The Intel 18A angle looms large over all of this. 18A is meant to be the node that puts Intel’s manufacturing roadmap back on a competitive footing with TSMC and Samsung, and using it first for client chips instead of hiding it in a niche or internal product is a bit of a confidence play. PowerVia moves the power delivery network to the back of the wafer, freeing up the front for signal routing and improving voltage stability, while RibbonFET miniaturizes and tightens control over the transistor channel, making it easier to keep leakage in check as geometries shrink. These aren’t just buzzwords; if they work as advertised, they’re the kind of foundational changes that will ripple into future server CPUs, GPUs and custom silicon, and they’re part of Intel’s bid to offer a leading‑edge North American manufacturing alternative at a time when chip supply chain resilience is a political talking point as much as a technical one.

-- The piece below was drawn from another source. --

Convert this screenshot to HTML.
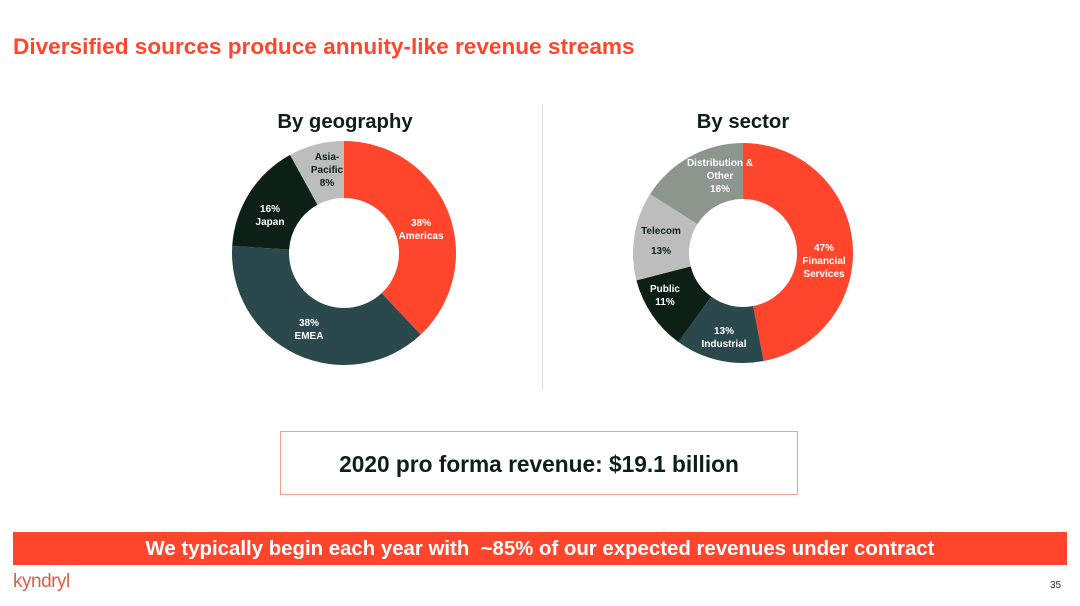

On the ground at CES, though, what most people will notice is simpler: laptops that boot faster, wake instantly, quietly crunch through creative workloads, keep video calls looking cleaner, and lean heavily into AI‑assisted everything without dragging battery life into the gutter. Expect to see OEMs push scenarios like: editing 4K footage while an AI assistant generates B‑roll, running a local model to summarize long PDFs before a meeting, or having your notebook automatically clean up audio and background in real time while you stream. The connective tissue for all of that is the trio of CPU, Arc GPU and NPU on Series 3, plus the underlying 18A process that makes it feasible to run those experiences in a 14–16‑inch chassis you can carry all day.
For a buyer trying to make sense of it all this year, the practical takeaway is to watch for “Core Ultra Series 3” branding—especially the X7 and X9 badges—if you care about a machine that’s ready for the next wave of on‑device AI features and serious integrated graphics. For developers and IT teams, the more compelling story might actually be at the edge: the idea that the same platform can underpin both a fleet of laptops and a swarm of smart devices, with shared AI tooling and performance characteristics. And for Intel, Core Ultra Series 3 on 18A is a statement of intent: the company wants to be at the center of AI PCs and edge AI, not just with architecture and software, but with cutting‑edge manufacturing that happens on its own fabs.